Border collies are taken out in the morning and afternoons during migration to clear away the geese. And if a flock of geese flying over what looks to be a great area and sees it’s empty of their kind, they’ll think there’s a reason and move on. There’s even a story about a blind and deaf great horned owl who successfully scared away two flocks of geese from the Winnipeg Airport property just by hooting.

Another method of goose reproduction control which is often endorsed by animal rights organization as a humane alternative to slaughter and gassing is “egg addling,” in which the nest is interrupted, eggs are shaken (by humans) and coated with corn oil. Geese do not know the babies in their eggs have been destroyed and they continue incubation. “GeesePeace,” Canadian Wildlife Services, and the U.S. Fish and Wildlife Services all use this practice.

After watching the geese sit on their nests all day and all night, through pouring cold rain, steaming hot sunny afternoons, wind, sleet, and all the while, bracing themselves and settling over their young, this method seems the cruelest torture of all. Can you mentally abuse a goose? If they’re not that far above fish, probably not. But what agony to sit for over a month on a carefully-tended nest, only to see that all your efforts are in vain, and once again, you are without your offspring.

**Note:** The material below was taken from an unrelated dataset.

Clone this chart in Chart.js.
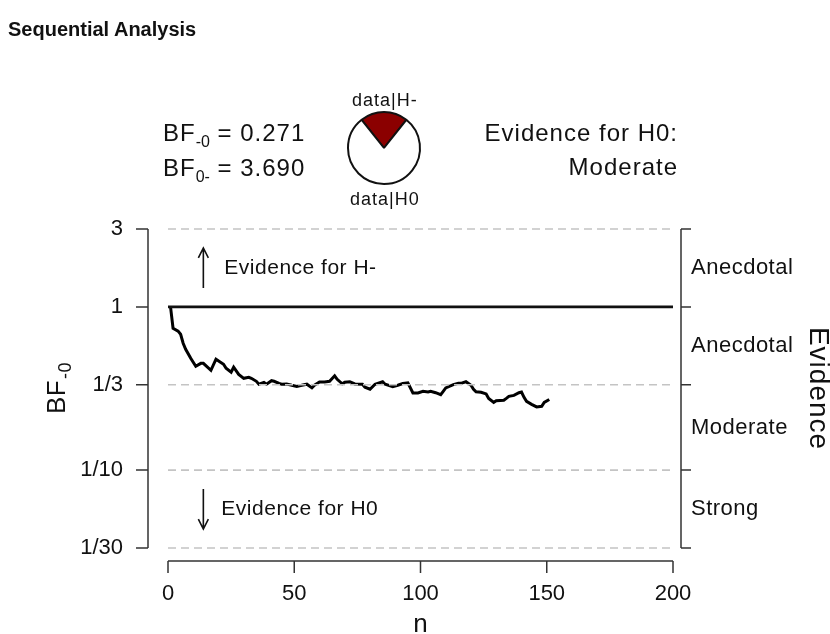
<!DOCTYPE html>
<html>
<head>
<meta charset="utf-8">
<script src="https://cdn.jsdelivr.net/npm/chart.js@4"></script>
<style>
  body { margin: 0; background: #fff; font-family: "Liberation Sans", Arial, sans-serif; color: #111; }
  #wrap { position: relative; width: 830px; height: 634px; overflow: hidden; }
  #main { position: absolute; left: 0; top: 0; }
  #pie { position: absolute; left: 345px; top: 109px; }
  .lbl { position: absolute; white-space: nowrap; line-height: 1; }
  .title { left: 8px; top: 19px; font-weight: bold; font-size: 20px; }
  .big { font-size: 24px; letter-spacing: 1px; }
  .small { font-size: 18px; letter-spacing: 1px; }
  sub { font-size: 16px; vertical-align: -6px; line-height: 0; letter-spacing: 0; }
</style>
</head>
<body>
<div id="wrap">
  <canvas id="main" width="830" height="634"></canvas>
  <canvas id="pie" width="78" height="78"></canvas>
  <div class="lbl title">Sequential Analysis</div>
  <div class="lbl big" style="left:163px;top:121px">BF<sub>-0</sub> = 0.271</div>
  <div class="lbl big" style="left:163px;top:156px">BF<sub>0-</sub> = 3.690</div>
  <div class="lbl big" style="right:152px;top:121px">Evidence for H0:</div>
  <div class="lbl big" style="right:152px;top:155px">Moderate</div>
  <div class="lbl small" style="left:352px;top:91px">data|H-</div>
  <div class="lbl small" style="left:350px;top:190px">data|H0</div>
</div>
<script>
// sequential BF-0 values
let nValues = [1, 2, 4, 5, 6, 7, 9, 11, 13, 14, 17, 19, 22, 23, 25, 26, 28, 30, 32, 33, 35, 36, 38, 39, 41, 42, 44, 45, 47, 49, 51, 53, 55, 57, 58, 60, 62, 64, 66, 67, 69, 70, 72, 74, 77, 78, 80, 82, 85, 86, 89, 91, 93, 95, 97, 99, 101, 103, 104, 106, 108, 109, 110, 113, 115, 116, 118, 120, 121, 122, 124, 126, 127, 129, 130, 133, 134, 135, 137, 139, 140, 141, 142, 144, 146, 148, 149, 151];
let bfValues = [1, 0.740, 0.710, 0.680, 0.599, 0.550, 0.484, 0.433, 0.451, 0.451, 0.409, 0.478, 0.445, 0.421, 0.398, 0.427, 0.386, 0.365, 0.370, 0.365, 0.350, 0.336, 0.345, 0.336, 0.353, 0.350, 0.340, 0.336, 0.337, 0.331, 0.326, 0.331, 0.336, 0.319, 0.331, 0.347, 0.347, 0.350, 0.378, 0.360, 0.338, 0.345, 0.348, 0.337, 0.336, 0.322, 0.313, 0.336, 0.348, 0.336, 0.324, 0.331, 0.339, 0.342, 0.297, 0.297, 0.304, 0.301, 0.304, 0.298, 0.290, 0.304, 0.319, 0.334, 0.340, 0.340, 0.348, 0.331, 0.313, 0.302, 0.300, 0.293, 0.275, 0.260, 0.266, 0.268, 0.275, 0.283, 0.287, 0.298, 0.301, 0.279, 0.264, 0.253, 0.244, 0.246, 0.260, 0.271];

let yTicks = [3, 1, 1/3, 1/10, 1/30];
let yTickLabels = ['3', '1', '1/3', '1/10', '1/30'];
let xTicks = [0, 50, 100, 150, 200];
let evidenceLabels = ['Anecdotal', 'Anecdotal', 'Moderate', 'Strong'];

let bfMinus0 = 0.271;

let lineData = nValues.map((n, i) => ({x: n, y: bfValues[i]}));

function hline(v, dashed) {
    return {
        data: [{x: 0, y: v}, {x: 200, y: v}],
        borderColor: dashed ? '#c4c4c4' : '#111',
        borderWidth: dashed ? 1.6 : 2.6,
        borderDash: dashed ? [8, 5] : [],
        pointRadius: 0,
        clip: false
    };
}

let refLines = [hline(3, true), hline(1/3, true), hline(1/10, true), hline(1/30, true), hline(1, false)];

const FONT = '"Liberation Sans", Arial, sans-serif';

// R style axes, labels and arrows
let axesPlugin = {
    id: 'axesPlugin',
    afterDraw(chart) {
        let ctx = chart.ctx;
        let xs = chart.scales.x;
        let ys = chart.scales.y;
        let top = ys.getPixelForValue(3);
        let bottom = ys.getPixelForValue(1/30);
        let mid = (top + bottom) / 2;
        let x0 = xs.getPixelForValue(0);
        let x200 = xs.getPixelForValue(200);
        ctx.save();
        ctx.strokeStyle = '#333';
        ctx.fillStyle = '#111';
        ctx.lineWidth = 1.5;

        // left axis
        let ax = x0 - 20;
        ctx.beginPath();
        ctx.moveTo(ax, top);
        ctx.lineTo(ax, bottom);
        yTicks.forEach(v => {
            let y = ys.getPixelForValue(v);
            ctx.moveTo(ax, y);
            ctx.lineTo(ax - 12, y);
        });
        ctx.stroke();
        ctx.font = '22px ' + FONT;
        ctx.textAlign = 'right';
        ctx.textBaseline = 'middle';
        yTicks.forEach((v, i) => {
            ctx.fillText(yTickLabels[i], ax - 25, ys.getPixelForValue(v));
        });

        // bottom axis
        let by = bottom + 13;
        ctx.beginPath();
        ctx.moveTo(x0, by);
        ctx.lineTo(x200, by);
        xTicks.forEach(v => {
            let x = xs.getPixelForValue(v);
            ctx.moveTo(x, by);
            ctx.lineTo(x, by + 12);
        });
        ctx.stroke();
        ctx.textAlign = 'center';
        ctx.textBaseline = 'middle';
        xTicks.forEach(v => {
            ctx.fillText(String(v), xs.getPixelForValue(v), by + 33);
        });
        ctx.font = '26px ' + FONT;
        ctx.fillText('n', (x0 + x200) / 2, by + 64);

        // right evidence axis
        let rx = x200 + 8;
        ctx.beginPath();
        ctx.moveTo(rx, top);
        ctx.lineTo(rx, bottom);
        yTicks.forEach(v => {
            let y = ys.getPixelForValue(v);
            ctx.moveTo(rx, y);
            ctx.lineTo(rx + 10, y);
        });
        ctx.stroke();
        ctx.font = '22px ' + FONT;
        ctx.letterSpacing = '0.5px';
        ctx.textAlign = 'left';
        for (let i = 0; i < evidenceLabels.length; i++) {
            let m = Math.sqrt(yTicks[i] * yTicks[i + 1]);
            ctx.fillText(evidenceLabels[i], rx + 10, ys.getPixelForValue(m));
        }

        // rotated titles
        ctx.save();
        ctx.letterSpacing = '1px';
        ctx.translate(818, mid);
        ctx.rotate(Math.PI / 2);
        ctx.font = '28px ' + FONT;
        ctx.textAlign = 'center';
        ctx.fillText('Evidence', 0, 0);
        ctx.restore();

        ctx.save();
        ctx.letterSpacing = '0.5px';
        ctx.translate(65, mid);
        ctx.rotate(-Math.PI / 2);
        ctx.textBaseline = 'alphabetic';
        ctx.font = '26px ' + FONT;
        let w1 = ctx.measureText('BF').width;
        ctx.font = '18px ' + FONT;
        let w2 = ctx.measureText('-0').width;
        let sx = -(w1 + w2) / 2;
        ctx.textAlign = 'left';
        ctx.font = '26px ' + FONT;
        ctx.fillText('BF', sx, 0);
        ctx.font = '18px ' + FONT;
        ctx.fillText('-0', sx + w1 + 1, 6);
        ctx.restore();

        // evidence arrows
        ctx.strokeStyle = '#111';
        ctx.lineWidth = 1.6;
        let arx = xs.getPixelForValue(14);
        let upMid = ys.getPixelForValue(Math.sqrt(3));
        let dnMid = ys.getPixelForValue(Math.sqrt(1/300));
        ctx.beginPath();
        ctx.moveTo(arx, upMid + 20);
        ctx.lineTo(arx, upMid - 19);
        ctx.moveTo(arx - 5, upMid - 10);
        ctx.lineTo(arx, upMid - 20);
        ctx.lineTo(arx + 5, upMid - 10);
        ctx.moveTo(arx, dnMid - 20);
        ctx.lineTo(arx, dnMid + 19);
        ctx.moveTo(arx - 5, dnMid + 10);
        ctx.lineTo(arx, dnMid + 20);
        ctx.lineTo(arx + 5, dnMid + 10);
        ctx.stroke();
        ctx.font = '21px ' + FONT;
        ctx.letterSpacing = '0.5px';
        ctx.textAlign = 'left';
        ctx.textBaseline = 'middle';
        ctx.fillText('Evidence for H-', arx + 21, upMid);
        ctx.fillText('Evidence for H0', arx + 18, dnMid);
        ctx.restore();
    }
};

new Chart(document.getElementById('main'), {
    type: 'line',
    data: {
        datasets: refLines.concat([{
            data: lineData,
            borderColor: '#000',
            borderWidth: 3,
            pointRadius: 0,
            tension: 0,
            clip: false
        }])
    },
    options: {
        responsive: false,
        animation: false,
        devicePixelRatio: 1,
        layout: {padding: {left: 168, right: 157, top: 229, bottom: 86}},
        plugins: {legend: {display: false}, tooltip: {enabled: false}},
        scales: {
            x: {type: 'linear', min: 0, max: 200, display: false},
            y: {type: 'logarithmic', min: 1/30, max: 3, display: false}
        }
    },
    plugins: [axesPlugin]
});

// probability wheel: data|H- vs data|H0
let fracH = bfMinus0 / (1 + bfMinus0);
new Chart(document.getElementById('pie'), {
    type: 'pie',
    data: {
        labels: ['data|H-', 'data|H0'],
        datasets: [{
            data: [bfMinus0, 1],
            backgroundColor: ['#8b0000', '#ffffff'],
            borderColor: '#111',
            borderWidth: 2
        }]
    },
    options: {
        responsive: false,
        animation: false,
        devicePixelRatio: 1,
        rotation: -fracH * 180,
        layout: {padding: 2},
        plugins: {legend: {display: false}, tooltip: {enabled: false}}
    }
});
</script>
</body>
</html>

This year, we started planning early. I considered covering the whole area with barbed wire, but Mark said that was a bit extreme. We asked around. Mark’s sister Heidi had the solution: “Get a fake owl.” My Dad gave me one for Christmas. We bought two more, plus dowels to stand them on. They sat in Mark’s trunk until one early March morning, when Mazurka was surrounded by squawking geese, staking out their territory. I called my husband on the phone and gave the code phrase for spring:

“Bring the owl.”

And now, with Mazurka surrounded by three ominous great horned owls, turning on their stands, eyes following you…so far so good. So far.